We’ve just seen Jeremy Corbyn and Boris Johnson go head-to-head in a TV debate during the general election campaign for the first time. It kicked off with an opening statement from the Labour leader, who set out a positive agenda on behalf of his party – including the key Brexit promise that he’ll be “giving you the final say” and will “implement whatever you decide”. The Prime Minister looked down at his notes to deliver attack lines such as the “Corbyn/Sturgeon” alliance and “two referendums” accusation. Johnson was focussed on message discipline, but confident Corbyn got off to an impressive start.
First up, Brexit and how long it will be before we can talk about other things again. Johnson again succeeded in terms of getting his core message across – describing his deal as “oven ready” – but Corbyn did well in pivoting the debate towards how long it would take to negotiate a trade deal under Johnson’s plan – seven years – and towards the NHS. To that end, the Labour leader brought a prop: a secret US trade talks document that was redacted by the government. That will have made his point more memorable, and kept Johnson on the back foot, as he had to repeatedly deny the claims and thereby repeat them.
It was unfortunate for Labour that, presumably due to nervousness as he corrected himself later, Corbyn appeared to confuse the issue of a border in the Republic of Ireland with the problem of creating a border down the Irish sea. He also mistakenly said Johnson’s Brexit deal passed with DUP support: it neither passed completely, nor did it pass second reading with DUP votes. And it was clear in the first half of the debate that Corbyn’s weak point is still his refusal to either state a Brexit position or explain properly why he won’t make his position clear in advance of the second referendum.

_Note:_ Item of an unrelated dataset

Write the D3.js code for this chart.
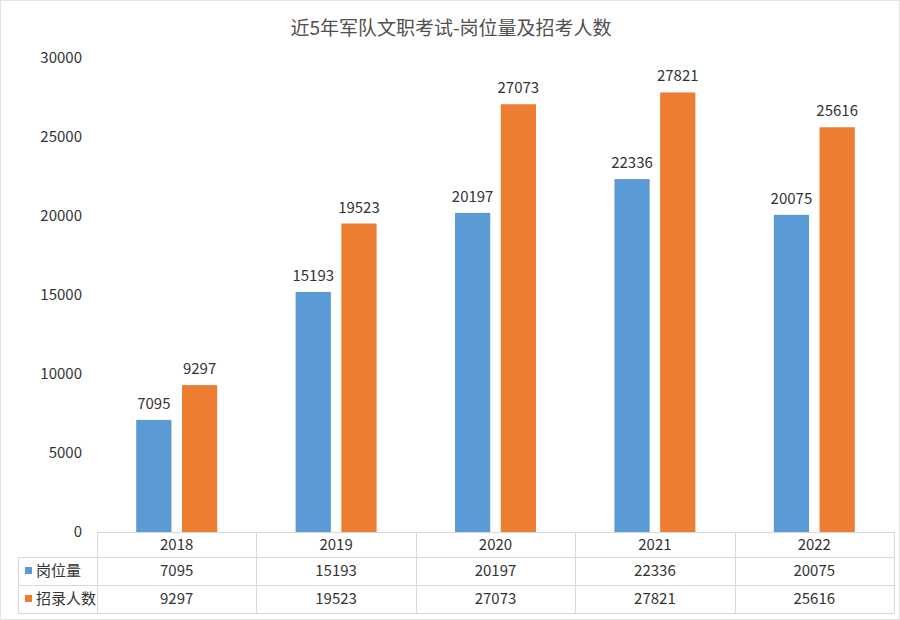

From then on, Corbyn’s nerves must have calmed because he outperformed Johnson during the second half. His “coalition of choas” line was a striking one. He offered excellent responses on the NHS, which involved a personal story, and on leadership, explaining with real sincerity that he believes trust must be earned and that he wants to bring people together rather than divide them. He also struck the right note when asked about Prince Andrew, making a point to address the victims of Jeffrey Epstein above all else, whereas Johnson gave an odd answer on the monarchy that simply described it as “beyond reproach”. Most notably, Corbyn was relaxed enough to be witty – wittier than Johnson. Asked what present he would leave under the Christmas tree for the PM, he replied: “A Christmas Carol by Charles Dickens.”
Overall, Corbyn did well – but Johnson was not derailed in the way that Labour needs him to be. If the party is to close the gap in the polls before December 12th arrives, those who want to see the Tories kicked out of government need to see Corbyn land a series of game-changing killer blows or see Johnson implode dramatically. The Prime Minister was unclear, failed to show a caring side, bored the audience with his repeated slogans, kept talking over the host – and yet none of that is enough to cause him to lose the election.